A maioria dos manifestantes não era proprietária de carros clássicos, mas sim de vulgares utilitários que usam no dia-a-dia na cidade. Só que, com a entrada em vigor da norma camarária a 15 de janeiro, a autarquia limitou a circulação de veículos com matrícula anterior a 2000. "Isto afeta a vida de centenas de pessoas que não podem de um momento para o outro trocar de carro e precisam dele para trabalhar", diz José Rui, 40 anos, ao mesmo tempo que dá boleia ao DN durante o percurso do protesto que começou e terminou no Parque Eduardo VII, passando pelos Restauradores e Rua do Ouro. "Ainda por cima o argumento da poluição não colhe: este carro vai todos os anos à inspeção e passa sempre nos testes às emissões de CO2". Ou seja, conclui o "motorista" do DN: "Está bem para a inspeção, que tem como função averiguar isto, mas está mal para a câmara", diz José Rui, uma das centenas de pessoas que precisam do carro, já que trabalha na área dos espetáculos. "É andar de um lado para o outro, de teatro em teatro." Muitos deles na Baixa lisboeta.

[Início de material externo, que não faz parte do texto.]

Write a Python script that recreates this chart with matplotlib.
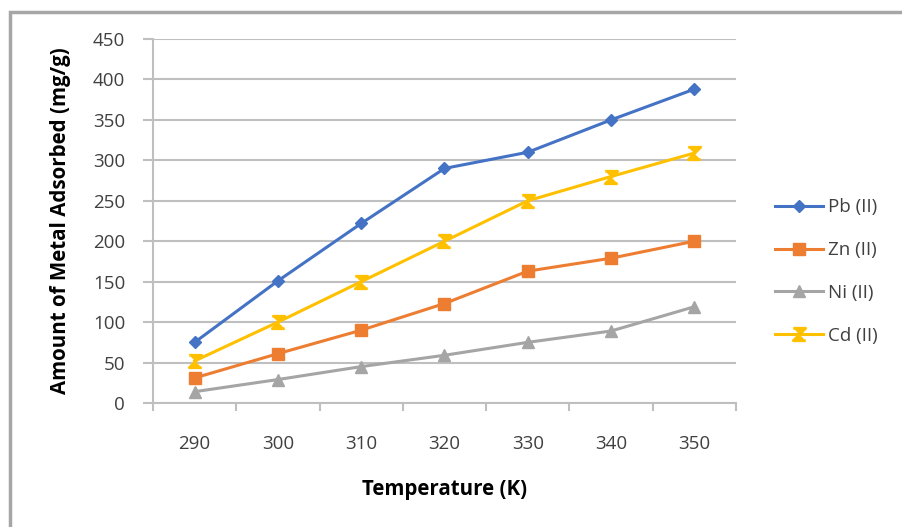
# Adsorption of heavy metals vs temperature - line chart
import matplotlib.pyplot as plt
from matplotlib.path import Path
from matplotlib.patches import Rectangle
from matplotlib.ticker import FixedLocator

plt.rcParams["font.family"] = ["Open Sans", "DejaVu Sans"]

sicaklik = ["290", "300", "310", "320", "330", "340", "350"]
pb = [75, 151, 222, 290, 310, 350, 388]
zn = [31, 61, 90, 123, 163, 179, 200]
ni = [14, 29, 45, 59, 75, 89, 119]
cd = [52, 100, 150, 200, 250, 280, 309]
y_ticks = [0, 50, 100, 150, 200, 250, 300, 350, 400, 450]

# Excel tarzi "kum saati" isaretci (Cd serisi icin)
kum_saati = Path(
    [(-1, 1), (1, 1), (-1, -1), (1, -1)],
    [Path.MOVETO, Path.LINETO, Path.LINETO, Path.LINETO],
)

yazi = 13.5
baslik = 14.8

fig = plt.figure(figsize=(9.03, 5.27), dpi=100)

# dis cerceve
fig.patches.append(
    Rectangle((10 / 903, -0.1), 1.2, 1 - 12 / 527 + 0.1,
              transform=fig.transFigure, fill=False,
              edgecolor="#a6a6a6", linewidth=2.5)
)

ax = fig.add_axes([153 / 903, 1 - 403 / 527, 583 / 903, 364 / 527])

x = list(range(len(sicaklik)))
ax.plot(x, pb, color="#4472C4", marker="D", markersize=6, linewidth=2.2, label="Pb (II)")
ax.plot(x, zn, color="#ED7D31", marker="s", markersize=8, linewidth=2.2, label="Zn (II)")
ax.plot(x, ni, color="#A5A5A5", marker="^", markersize=8, linewidth=2.2, label="Ni (II)")
ax.plot(x, cd, color="#FFC000", marker=kum_saati, markersize=9, markeredgewidth=2,
        linewidth=2.2, label="Cd (II)")

ax.set_xlim(-0.5, len(sicaklik) - 0.5)
ax.set_ylim(0, 450)
ax.set_yticks(y_ticks)
ax.set_xticks(x)
ax.set_xticklabels(sicaklik)
ax.xaxis.set_minor_locator(FixedLocator([i - 0.5 for i in range(len(sicaklik) + 1)]))

ax.grid(axis="y", color="#bfbfbf", linewidth=1.5)
ax.set_axisbelow(True)
for s in ["top", "right"]:
    ax.spines[s].set_visible(False)
for s in ["left", "bottom"]:
    ax.spines[s].set_color("#bfbfbf")
    ax.spines[s].set_linewidth(1.5)

ax.tick_params(axis="y", length=7, width=1.5, color="#bfbfbf", pad=13,
               labelsize=yazi, labelcolor="#404040")
ax.tick_params(axis="x", which="major", length=0, pad=23,
               labelsize=yazi, labelcolor="#404040")
ax.tick_params(axis="x", which="minor", length=6, width=1.5, color="#bfbfbf")

ax.set_xlabel("Temperature (K)", fontsize=baslik, fontweight="bold", labelpad=19)
ax.set_ylabel("Amount of Metal Adsorbed (mg/g)", fontsize=baslik, fontweight="bold",
              labelpad=16)

ax.legend(loc="center left", bbox_to_anchor=(1.038, 0.361), frameon=False,
          fontsize=yazi, labelspacing=1.32, handlelength=2.56, handletextpad=0.27,
          labelcolor="#404040")

plt.savefig("out.png", dpi=100)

O Renault Clio de Maria Eliseu, 61 anos, também é um dos carros a abater. Nascido em 1998, o veículo, "que todos os anos passa na inspeção, vais às revisões todas, não lhe falta nada", diz a proprietária, já não pode circular na zona histórica da capital. "E eu já liguei para o departamento jurídico da câmara e disseram-me que vai ser criada uma segunda zona de restrição", conta a condutora. O transtorno é evidente: "Uso o carro para ir à casa dos meus pais e da minha filha. Percebo as preocupações ambientais, mas não agora." O que é o agora? Fácil: corte nos salários, IVA a 23%, subida do imposto automóvel. "Eu não tenho dinheiro para comprar um carro mais recente e, há dias, li que há carros bem mais novos do que o meu que poluem mais", desabafa.

Um dos principais problemas parece ser efetivamente o dinheiro. Isto mesmo é explicado por quem aderiu ao protesto mais por solidariedade do que por necessidade: "Está a ver aquele Opel ali? É claramente um carro de trabalho, de alguém que o usa para fazer a sua vida. Mesmo que tenha alguma possibilidade de o vender, com esta restrição, o valor da viatura caiu de 2500 euros para mil euros", refere, por sua vez, Nuno Vizela, gestor, proprietário de um vistoso Porsche Carrera de 1992, cujo preço supera os 40 mil euros, mas está legalmente impedido de rodar ao lado dos edifícios históricos. O gestor do Estoril também afirma perceber as "preocupações ambientais", mas, tal como os camaradas do protesto, contesta o momento, sobretudo por causa das dificuldades financeiras das pessoas para, num ápice, trocarem de carro.

"A câmara excedeu tudo o que é razoável na discriminação das pessoas, com base na sua capacidade económica de poderem ou não poderem ter um carro mais recente. Estamos a falar de carros anteriores a 2000, que constituem uma parte muito significativa do parque automóvel português", critica Tiago Nunes, que organizou o protesto através das redes sociais. "Pretendemos que a câmara revogue esta medida e que faça uma discussão séria sobre o que poderá efetivamente reduzir a poluição", finalizou Tiago Nunes, que promete manter o movimento com o motor quente.